In one instance, an executive search for a Bay Area tech company took almost a year, said Mr. Scott. Chief executives are getting multiple offers and are not showing a willingness to relocate for juicy assignments.

“We’re not seeing executive relocation because there is so much in their backyard,” said Mr. Taft.

The process is also not as simple as it used to be, as candidates and recruiters spend several meetings “courting” candidates, discussing strategies to make the company grow, Mr. Taft said. It’s more like doing a rehearsal of your job before you get it.

In some cases, recruiters don’t hesitate to conduct psychometric tests on candidates such as IQ tests, cultural tests, leadership quality testing, and interviews with industrial psychologists, said Umesh Ramakrishnan, vice chairman at Cleveland-based executive search firm Christian & Timbers.

Show Me the Money

Those who get past the battery of tests, however, can get a rich mix of cash and equity. Typical executive compensation can amount to up to $250,000 annually, plus an equity stake of 8 to 12 percent in the company, said Mr. Taft.
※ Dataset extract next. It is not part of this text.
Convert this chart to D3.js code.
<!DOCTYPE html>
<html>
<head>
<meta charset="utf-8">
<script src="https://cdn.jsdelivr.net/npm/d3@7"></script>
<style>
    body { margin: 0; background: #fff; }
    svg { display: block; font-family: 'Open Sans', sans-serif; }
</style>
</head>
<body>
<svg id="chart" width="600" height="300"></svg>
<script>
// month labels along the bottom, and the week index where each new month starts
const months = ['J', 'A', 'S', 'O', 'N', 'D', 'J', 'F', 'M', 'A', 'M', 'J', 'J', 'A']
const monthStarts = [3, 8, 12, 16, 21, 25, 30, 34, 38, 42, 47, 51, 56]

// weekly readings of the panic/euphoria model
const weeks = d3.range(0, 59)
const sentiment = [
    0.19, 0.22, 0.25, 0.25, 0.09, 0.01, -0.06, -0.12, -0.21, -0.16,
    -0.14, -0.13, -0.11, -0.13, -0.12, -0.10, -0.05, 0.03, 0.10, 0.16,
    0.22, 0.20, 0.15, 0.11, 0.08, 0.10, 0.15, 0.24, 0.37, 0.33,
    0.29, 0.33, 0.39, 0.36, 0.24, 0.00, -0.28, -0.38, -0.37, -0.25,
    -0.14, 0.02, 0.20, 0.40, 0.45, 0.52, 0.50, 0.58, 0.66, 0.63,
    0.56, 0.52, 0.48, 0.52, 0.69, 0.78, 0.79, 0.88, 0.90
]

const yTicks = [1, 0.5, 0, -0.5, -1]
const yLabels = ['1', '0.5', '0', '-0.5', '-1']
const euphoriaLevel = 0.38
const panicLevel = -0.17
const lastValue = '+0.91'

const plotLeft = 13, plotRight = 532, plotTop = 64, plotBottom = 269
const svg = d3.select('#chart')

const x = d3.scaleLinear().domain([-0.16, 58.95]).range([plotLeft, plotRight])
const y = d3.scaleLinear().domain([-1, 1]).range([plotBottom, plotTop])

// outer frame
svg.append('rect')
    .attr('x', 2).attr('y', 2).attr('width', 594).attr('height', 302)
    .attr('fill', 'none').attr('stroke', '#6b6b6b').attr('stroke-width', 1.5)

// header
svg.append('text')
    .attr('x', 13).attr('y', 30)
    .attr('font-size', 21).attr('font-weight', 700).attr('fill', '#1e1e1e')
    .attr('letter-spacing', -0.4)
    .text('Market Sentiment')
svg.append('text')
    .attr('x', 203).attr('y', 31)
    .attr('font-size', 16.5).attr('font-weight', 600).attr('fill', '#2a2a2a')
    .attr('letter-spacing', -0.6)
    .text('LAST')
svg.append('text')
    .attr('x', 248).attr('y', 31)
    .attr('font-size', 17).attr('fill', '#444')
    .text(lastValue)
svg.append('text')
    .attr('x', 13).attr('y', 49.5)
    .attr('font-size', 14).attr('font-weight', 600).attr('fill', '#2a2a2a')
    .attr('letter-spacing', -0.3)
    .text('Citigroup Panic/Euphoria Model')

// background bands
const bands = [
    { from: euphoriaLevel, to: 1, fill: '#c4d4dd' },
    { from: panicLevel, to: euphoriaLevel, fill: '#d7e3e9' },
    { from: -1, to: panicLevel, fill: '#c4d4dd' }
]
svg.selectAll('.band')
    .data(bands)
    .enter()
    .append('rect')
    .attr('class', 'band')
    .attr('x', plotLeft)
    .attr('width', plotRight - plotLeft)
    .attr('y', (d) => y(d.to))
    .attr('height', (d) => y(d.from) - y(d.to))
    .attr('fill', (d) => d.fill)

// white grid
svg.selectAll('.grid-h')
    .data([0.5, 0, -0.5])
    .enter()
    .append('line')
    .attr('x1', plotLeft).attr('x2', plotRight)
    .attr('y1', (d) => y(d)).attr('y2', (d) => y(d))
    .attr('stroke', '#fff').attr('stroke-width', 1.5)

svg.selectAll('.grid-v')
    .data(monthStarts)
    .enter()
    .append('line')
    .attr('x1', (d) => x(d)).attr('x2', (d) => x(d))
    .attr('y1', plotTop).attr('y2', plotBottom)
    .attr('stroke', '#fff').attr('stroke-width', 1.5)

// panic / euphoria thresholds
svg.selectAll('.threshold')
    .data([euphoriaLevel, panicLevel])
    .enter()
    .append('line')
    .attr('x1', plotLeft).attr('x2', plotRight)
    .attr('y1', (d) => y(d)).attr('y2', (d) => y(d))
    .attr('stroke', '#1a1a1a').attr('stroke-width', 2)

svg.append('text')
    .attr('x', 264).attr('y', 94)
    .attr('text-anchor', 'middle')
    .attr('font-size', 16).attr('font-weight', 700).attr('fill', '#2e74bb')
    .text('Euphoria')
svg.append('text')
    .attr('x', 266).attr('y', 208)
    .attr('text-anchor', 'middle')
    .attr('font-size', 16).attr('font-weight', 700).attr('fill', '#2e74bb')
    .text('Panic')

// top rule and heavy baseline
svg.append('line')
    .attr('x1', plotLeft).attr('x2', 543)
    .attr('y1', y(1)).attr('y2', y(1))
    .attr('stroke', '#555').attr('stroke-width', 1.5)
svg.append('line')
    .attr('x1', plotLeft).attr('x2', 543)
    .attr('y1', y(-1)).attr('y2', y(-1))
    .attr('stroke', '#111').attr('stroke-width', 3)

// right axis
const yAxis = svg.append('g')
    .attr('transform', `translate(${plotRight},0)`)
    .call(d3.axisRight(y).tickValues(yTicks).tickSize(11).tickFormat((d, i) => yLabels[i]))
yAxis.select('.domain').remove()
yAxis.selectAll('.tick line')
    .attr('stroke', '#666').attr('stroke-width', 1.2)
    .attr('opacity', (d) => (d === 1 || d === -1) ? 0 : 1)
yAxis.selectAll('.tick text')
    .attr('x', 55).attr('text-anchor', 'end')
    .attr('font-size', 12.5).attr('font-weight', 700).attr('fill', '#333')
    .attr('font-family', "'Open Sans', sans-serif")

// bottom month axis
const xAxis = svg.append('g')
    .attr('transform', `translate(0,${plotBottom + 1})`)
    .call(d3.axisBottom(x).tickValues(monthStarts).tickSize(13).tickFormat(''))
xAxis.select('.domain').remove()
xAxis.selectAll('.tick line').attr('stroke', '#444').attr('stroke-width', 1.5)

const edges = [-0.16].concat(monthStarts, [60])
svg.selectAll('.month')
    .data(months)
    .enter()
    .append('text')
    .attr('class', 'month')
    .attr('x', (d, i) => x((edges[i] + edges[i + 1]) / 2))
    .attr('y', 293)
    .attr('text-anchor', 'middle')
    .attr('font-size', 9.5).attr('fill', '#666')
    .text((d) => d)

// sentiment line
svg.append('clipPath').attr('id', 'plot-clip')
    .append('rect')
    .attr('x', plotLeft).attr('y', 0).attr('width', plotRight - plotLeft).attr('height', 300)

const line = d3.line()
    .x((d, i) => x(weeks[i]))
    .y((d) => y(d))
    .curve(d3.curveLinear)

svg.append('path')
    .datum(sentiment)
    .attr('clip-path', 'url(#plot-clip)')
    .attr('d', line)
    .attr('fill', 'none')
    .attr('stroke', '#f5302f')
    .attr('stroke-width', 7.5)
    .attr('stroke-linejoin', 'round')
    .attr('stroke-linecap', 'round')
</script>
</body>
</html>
At the vice president level, candidates are offered $175,000 to $200,000.

More experienced candidates, however, may opt for less cash and up to 15 to 17 percent of equity in the company. Cash is still attractive, however.

In one case, chief executive compensation for a Bay Area startup went as high as $450,000 plus equity, said Jonathan Visbal, manager of the Silicon Valley office of executive search firm Spencer Stuart. He won’t name the individual for privacy and contract purposes.

No Bed of Roses

But while compensation is up over the past four years, so are expectations. Much of the compensation is performance-based, meaning chief executives get a certain percentage of their promised salaries provided they meet certain performance metrics such as revenue, said Mr. Ramakrishnan.

And the perks that chief executives receive certainly don’t compare to what they got in the bubble days of the late 1990s. In fact, they hardly ever get any.

“These are not the days of country clubs and private jets,” Mr. Ramakrishnan said. “Today you see a lot more performance-oriented jobs.”

Mr. Scott of Heidrick & Struggles said perks for board members and investors are not as high as they were before. “There is overall a shorter runway for senior executives; boards expect more and shareholders expect more,” he said.

Other Silicon Valley-specific perks such as forgivable loans, low-interest home loans, relocation expenses, as well as temporary housing have disappeared. “It really comes down to base, bonus, and equity compensation,” said Mr. Scott.

Good stuff to keep in mind, whether you’re negotiating for a job in the corner office, or looking for a little more compensation from someone who’s already there. If she’s not getting a free ride at the local country club, you might want to ask for cash instead.